Friday, April 1, 2011

Cardinal Zen lashes out at Vatican willingness to accommodate Beijing RSS Facebook April 01, 2011

Cardinal Joseph Zen has issued a bitter complaint against Church officials who seek to reach accommodation with the Chinese regime.
The retired Archbishop of Hong Kong argues that the Catholic bishops of China should be urged to resist pressure from Beijing, rather than encouraged to avoid confrontation.
Cardinal Zen—who has been the leading voice of Catholicism in opposition to China's efforts to control the Church—says that mixed signals from the Vatican are partly responsible for the fact that many bishops who profess loyalty to Rome participated in an illicit ordination of a government-backed bishop in November, and in the election of new leaders for the Catholic Patriotic Association: a group which Pope Benedict has denounced as divisive.

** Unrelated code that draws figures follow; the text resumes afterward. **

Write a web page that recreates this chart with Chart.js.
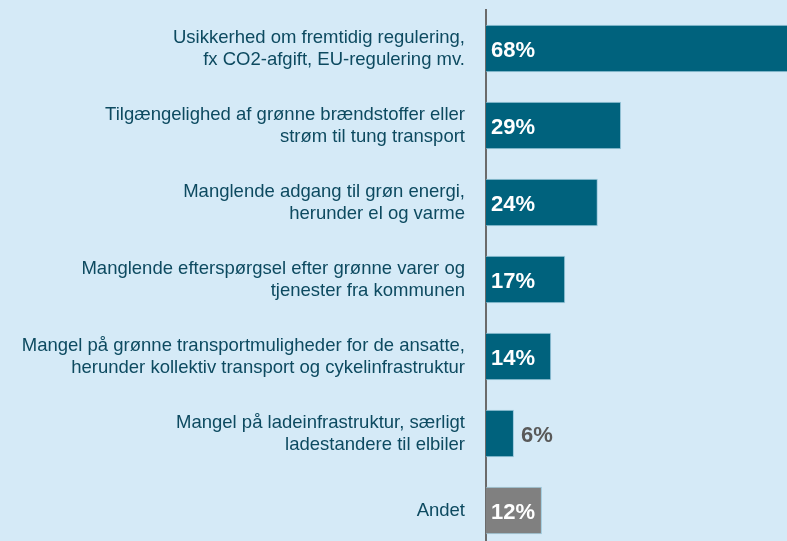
<!DOCTYPE html>
<html>
<head>
<meta charset="utf-8">
<script src="https://cdn.jsdelivr.net/npm/chart.js@4/dist/chart.umd.min.js"></script>
<style>
  html, body { margin: 0; padding: 0; background: #d5eaf7; overflow: hidden; }
  #wrap { width: 787px; height: 549px; position: relative; }
</style>
</head>
<body>
<div id="wrap"><canvas id="barChart"></canvas></div>
<script>
const categories = [
  ["Usikkerhed om fremtidig regulering,", "fx CO2-afgift, EU-regulering mv."],
  ["Tilgængelighed af grønne brændstoffer eller", "strøm til tung transport"],
  ["Manglende adgang til grøn energi,", "herunder el og varme"],
  ["Manglende efterspørgsel efter grønne varer og", "tjenester fra kommunen"],
  ["Mangel på grønne transportmuligheder for de ansatte,", "herunder kollektiv transport og cykelinfrastruktur"],
  ["Mangel på ladeinfrastruktur, særligt", "ladestandere til elbiler"],
  ["Andet"]
];
const shares = [68, 29, 24, 17, 14, 6, 12];
const barColors = ["#00627d", "#00627d", "#00627d", "#00627d", "#00627d", "#00627d", "#808080"];

// value labels: white inside the bar, grey next to it when the bar is too short
const valueLabels = {
  id: "valueLabels",
  afterDatasetsDraw(chart) {
    const ctx = chart.ctx;
    const meta = chart.getDatasetMeta(0);
    ctx.save();
    ctx.font = "bold 22px 'Liberation Sans', Arial, sans-serif";
    ctx.textBaseline = "middle";
    ctx.textAlign = "left";
    meta.data.forEach((bar, i) => {
      const text = shares[i] + "%";
      const w = ctx.measureText(text).width;
      if (bar.x - bar.base > w + 8) {
        ctx.fillStyle = "#ffffff";
        ctx.fillText(text, bar.base + 5, bar.y + 2);
      } else {
        ctx.fillStyle = "#595959";
        ctx.fillText(text, bar.x + 7, bar.y + 2);
      }
    });
    ctx.restore();
  }
};

new Chart(document.getElementById("barChart"), {
  type: "bar",
  data: {
    labels: categories,
    datasets: [{
      data: shares,
      backgroundColor: barColors,
      borderColor: "#9cc9dc",
      borderWidth: 1,
      borderSkipped: "left",
      barPercentage: 0.62,
      categoryPercentage: 1
    }]
  },
  options: {
    indexAxis: "y",
    responsive: true,
    maintainAspectRatio: false,
    animation: false,
    layout: { padding: { top: 10, right: 0, bottom: 0, left: 0 } },
    plugins: { legend: { display: false }, tooltip: { enabled: false } },
    scales: {
      x: { min: 0, max: 64.6, display: false },
      y: {
        grid: { display: false, drawTicks: false },
        border: { display: true, color: "#6b6b6b", width: 2 },
        afterFit: (scale) => {
          scale.width = 486;
          scale.paddingTop = 0;
          scale.paddingBottom = 0;
        },
        ticks: {
          color: "#0d4a60",
          padding: 21,
          font: { family: "'Liberation Sans', Arial, sans-serif", size: 18.5, lineHeight: 1.19 }
        }
      }
    }
  },
  plugins: [valueLabels]
});
</script>
</body>
</html>
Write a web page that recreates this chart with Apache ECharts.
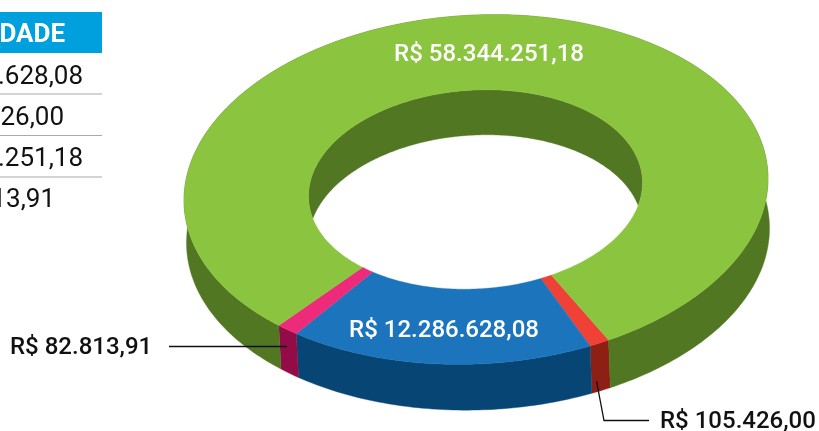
<!DOCTYPE html>
<html><head><meta charset="utf-8">
<style>html,body{margin:0;padding:0;background:#fff}#c{width:819px;height:431px}</style>
<script src="https://cdn.jsdelivr.net/npm/echarts@6/dist/echarts.min.js"></script>
</head><body><div id="c"></div>
<script>
// Slices in drawing order, clockwise from the lower right
const sliceLabels = ['R$ 105.426,00', 'R$ 12.286.628,08', 'R$ 82.813,91', 'R$ 58.344.251,18'];
// Angles as drawn in the picture (the small slices are exaggerated there)
const sliceSweepDegrees = [4, 61, 4.5, 290.5];
const topColors = ['#EF4136', '#1C75BC', '#EE2A7B', '#8BC53F'];
const wallColors = ['#8E1F14', '#074674', '#930B47', '#517722'];
const tableHeader = 'DADE';
const tableRows = ['R$ 12.286.628,08', 'R$ 105.426,00', 'R$ 58.344.251,18', 'R$ 82.813,91'];

const FIRST_ANGLE = 63;
const D = Math.PI / 180;
const top_ = { outer: {cx:476, cy:189.5, rx:292, ry:174.5, s:.037}, inner: {cx:475.5, cy:189.5, rx:167, ry:99.5, s:.04} };
const floorOuter = {cx:478, cy:235.5, rx:291.5, ry:174.5, s:.025};
const HOLE_DEPTH = 45;

function pt(e, t){ return [e.cx + e.rx*Math.cos(t), e.cy + e.ry*Math.sin(t) - e.s*e.rx*Math.cos(t)]; }
function arc(e, a, b){ const n = Math.max(2, Math.ceil(Math.abs(b-a)/(D*1))); const r=[];
  for(let i=0;i<=n;i++) r.push(pt(e, a+(b-a)*i/n)); return r; }

let acc = FIRST_ANGLE;
const sliceData = sliceSweepDegrees.map((sw,i)=>{ const row=[acc, acc+sw, i]; acc+=sw; return row; });

function poly(points, color){
  return {type:'polygon', shape:{points}, style:{fill:color, stroke:color, lineWidth:.4}};
}
const option = {
  animation:false,
  backgroundColor:'#fff',
  series:[
    { type:'custom', coordinateSystem:'none', silent:true, z:1, data:[[0]],
      renderItem(){
        const e=top_.inner, f=Object.assign({},e,{cy:e.cy+HOLE_DEPTH});
        const a=Math.asin(HOLE_DEPTH/(2*e.ry));
        const pts=arc(e,Math.PI-a,2*Math.PI+a).concat(arc(f,2*Math.PI-a,Math.PI+a));
        return poly(pts,wallColors[3]);
      }},
    { type:'custom', coordinateSystem:'none', silent:true, z:2, data:sliceData,
      renderItem(p,api){
        const a=api.value(0)*D,b=api.value(1)*D,i=api.value(2);
        return poly(arc(top_.outer,a,b).concat(arc(floorOuter,b,a)),wallColors[i]);
      }},
    { type:'custom', coordinateSystem:'none', silent:true, z:3, data:sliceData,
      renderItem(p,api){
        const a=api.value(0)*D,b=api.value(1)*D,i=api.value(2);
        return poly(arc(top_.outer,a,b).concat(arc(top_.inner,b,a)),topColors[i]);
      }}
  ],
  graphic:{elements:[
    {type:'rect',shape:{x:0,y:12,width:102,height:41},style:{fill:'#00A0DF'}},
    {type:'text',style:{x:65,y:35,text:tableHeader,align:'right',verticalAlign:'middle',fill:'#fff',font:'700 26px Roboto'}},
    ...[94,135.5,177].map(y=>({type:'line',shape:{x1:0,y1:y,x2:102,y2:y},style:{stroke:'#aaaaaa',lineWidth:1.2}})),
    ...tableRows.map((t,i)=>({type:'text',style:{x:[83,64,83,55][i],y:77+i*41.3,text:t,align:'right',verticalAlign:'middle',fill:'#111',font:'400 26px Roboto'}})),
    {type:'text',z:10,style:{x:489,y:55,text:sliceLabels[3],align:'center',verticalAlign:'middle',fill:'#fff',font:'500 24px Roboto'}},
    {type:'text',z:10,style:{x:444,y:331,text:sliceLabels[1],align:'center',verticalAlign:'middle',fill:'#fff',font:'500 24px Roboto'}},
    {type:'text',z:10,style:{x:10,y:348,text:sliceLabels[2],align:'left',verticalAlign:'middle',fill:'#111',font:'500 24px Roboto'}},
    {type:'text',z:10,style:{x:660,y:422,text:sliceLabels[0],align:'left',verticalAlign:'middle',fill:'#111',font:'500 24px Roboto'}},
    {type:'polyline',z:10,shape:{points:[[169,346.5],[287,346.5]]},style:{stroke:'#111',lineWidth:1.3,fill:'none'}},
    {type:'polyline',z:10,shape:{points:[[596.5,381],[604,420.5],[649,420.5]]},style:{stroke:'#111',lineWidth:1.3,fill:'none'}}
  ]}
};
echarts.init(document.getElementById('c'),null,{renderer:'canvas'}).setOption(option);
</script></body></html>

The cardinal said that in the absence of clear guidance from Rome, many Chinese bishops are apt to follow commands from Beijing.
"Our bishops needed some supply of courage," Cardinal Zen says, referring to the hierarchy in China. "But instead they received much misplaced compassion, which pushed them deeper and deeper into the mire of slavish subjection."

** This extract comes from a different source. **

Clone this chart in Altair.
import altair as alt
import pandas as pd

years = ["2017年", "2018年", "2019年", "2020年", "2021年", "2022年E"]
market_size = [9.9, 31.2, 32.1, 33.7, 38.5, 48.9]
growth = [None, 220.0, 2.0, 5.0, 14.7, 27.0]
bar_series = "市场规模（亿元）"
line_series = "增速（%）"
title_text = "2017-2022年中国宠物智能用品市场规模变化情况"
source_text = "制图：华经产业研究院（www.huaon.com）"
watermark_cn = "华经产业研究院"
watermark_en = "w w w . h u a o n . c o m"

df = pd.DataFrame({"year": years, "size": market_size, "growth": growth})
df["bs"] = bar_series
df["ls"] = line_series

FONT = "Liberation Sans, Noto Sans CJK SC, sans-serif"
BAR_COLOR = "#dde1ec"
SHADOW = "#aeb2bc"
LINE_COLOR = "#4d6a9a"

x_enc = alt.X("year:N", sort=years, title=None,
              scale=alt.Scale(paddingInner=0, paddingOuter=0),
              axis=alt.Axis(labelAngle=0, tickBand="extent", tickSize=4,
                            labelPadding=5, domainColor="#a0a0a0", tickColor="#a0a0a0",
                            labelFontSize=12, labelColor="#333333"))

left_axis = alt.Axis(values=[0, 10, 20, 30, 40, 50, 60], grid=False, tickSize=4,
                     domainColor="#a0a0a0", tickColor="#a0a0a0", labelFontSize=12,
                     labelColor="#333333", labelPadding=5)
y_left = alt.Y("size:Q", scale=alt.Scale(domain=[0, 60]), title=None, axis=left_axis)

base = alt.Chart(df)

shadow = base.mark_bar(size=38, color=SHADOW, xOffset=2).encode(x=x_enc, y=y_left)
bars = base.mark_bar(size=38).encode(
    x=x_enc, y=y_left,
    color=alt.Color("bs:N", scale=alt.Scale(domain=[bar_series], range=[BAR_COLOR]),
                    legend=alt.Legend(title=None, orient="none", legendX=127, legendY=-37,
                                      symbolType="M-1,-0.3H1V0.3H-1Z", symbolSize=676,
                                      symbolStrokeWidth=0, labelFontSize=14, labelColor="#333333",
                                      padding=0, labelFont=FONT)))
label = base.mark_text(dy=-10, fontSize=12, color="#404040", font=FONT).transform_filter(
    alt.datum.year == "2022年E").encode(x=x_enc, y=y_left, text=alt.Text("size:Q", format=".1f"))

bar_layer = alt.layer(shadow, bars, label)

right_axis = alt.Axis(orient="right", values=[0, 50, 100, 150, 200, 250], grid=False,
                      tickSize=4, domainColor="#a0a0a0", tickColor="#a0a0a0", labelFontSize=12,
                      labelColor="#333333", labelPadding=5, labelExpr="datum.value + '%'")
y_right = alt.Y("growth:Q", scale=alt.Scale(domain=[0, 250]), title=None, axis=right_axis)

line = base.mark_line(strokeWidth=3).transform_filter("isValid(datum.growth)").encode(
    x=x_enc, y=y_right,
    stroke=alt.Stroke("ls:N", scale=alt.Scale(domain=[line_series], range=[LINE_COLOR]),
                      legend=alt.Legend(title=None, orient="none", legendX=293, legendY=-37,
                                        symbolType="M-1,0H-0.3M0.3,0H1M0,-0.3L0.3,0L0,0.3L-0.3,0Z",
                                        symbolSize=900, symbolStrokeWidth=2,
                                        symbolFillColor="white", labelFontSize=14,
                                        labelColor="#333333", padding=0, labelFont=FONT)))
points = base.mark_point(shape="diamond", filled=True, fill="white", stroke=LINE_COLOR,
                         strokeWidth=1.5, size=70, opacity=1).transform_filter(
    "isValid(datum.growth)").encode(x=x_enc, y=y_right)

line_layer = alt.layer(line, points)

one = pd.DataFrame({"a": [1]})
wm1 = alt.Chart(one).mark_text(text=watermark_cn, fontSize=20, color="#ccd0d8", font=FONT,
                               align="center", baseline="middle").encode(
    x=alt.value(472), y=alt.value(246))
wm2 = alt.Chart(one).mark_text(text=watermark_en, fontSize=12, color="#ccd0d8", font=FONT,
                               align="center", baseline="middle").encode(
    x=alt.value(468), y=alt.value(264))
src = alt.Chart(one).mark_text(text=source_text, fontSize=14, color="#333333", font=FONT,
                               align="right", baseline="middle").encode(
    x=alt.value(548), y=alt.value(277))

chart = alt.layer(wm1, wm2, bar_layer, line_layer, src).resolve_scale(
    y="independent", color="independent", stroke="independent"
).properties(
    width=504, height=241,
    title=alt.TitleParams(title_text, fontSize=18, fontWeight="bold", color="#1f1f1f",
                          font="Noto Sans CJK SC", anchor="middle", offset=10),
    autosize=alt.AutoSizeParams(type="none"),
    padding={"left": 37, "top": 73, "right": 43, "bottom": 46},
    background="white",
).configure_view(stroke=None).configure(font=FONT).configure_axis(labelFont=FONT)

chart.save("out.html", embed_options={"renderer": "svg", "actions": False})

Cardinal Zen's provocative statement is a direct criticism of Father Jeroom Heyndrickx, a Sinologist at the Catholic University of Louvain in Belgium and influential adviser to the Vatican. But his arguments clearly imply criticism of other senior officials at the Vatican, especially at the Congregation for Evangelization and the Secretariat of State. He rejects the hope that clever Vatican policies of "ostpolitik" will bring genuine religious freedom to China, and insists that a similar policy, aimed at accommodation with the Soviet Union, was rejected by Pope John Paul II. Cardinal Zen notes that the same Pope John Paul II refuses to postpone the canonization of Chinese martyrs, despite heavy pressure from Beijing.
"Dialogue and compromise are necessary, but there must be a bottom line," Cardinal Zen says. "We cannot renounce the principles of our faith and our basic ecclesiastical discipline, just to please the Beijing government."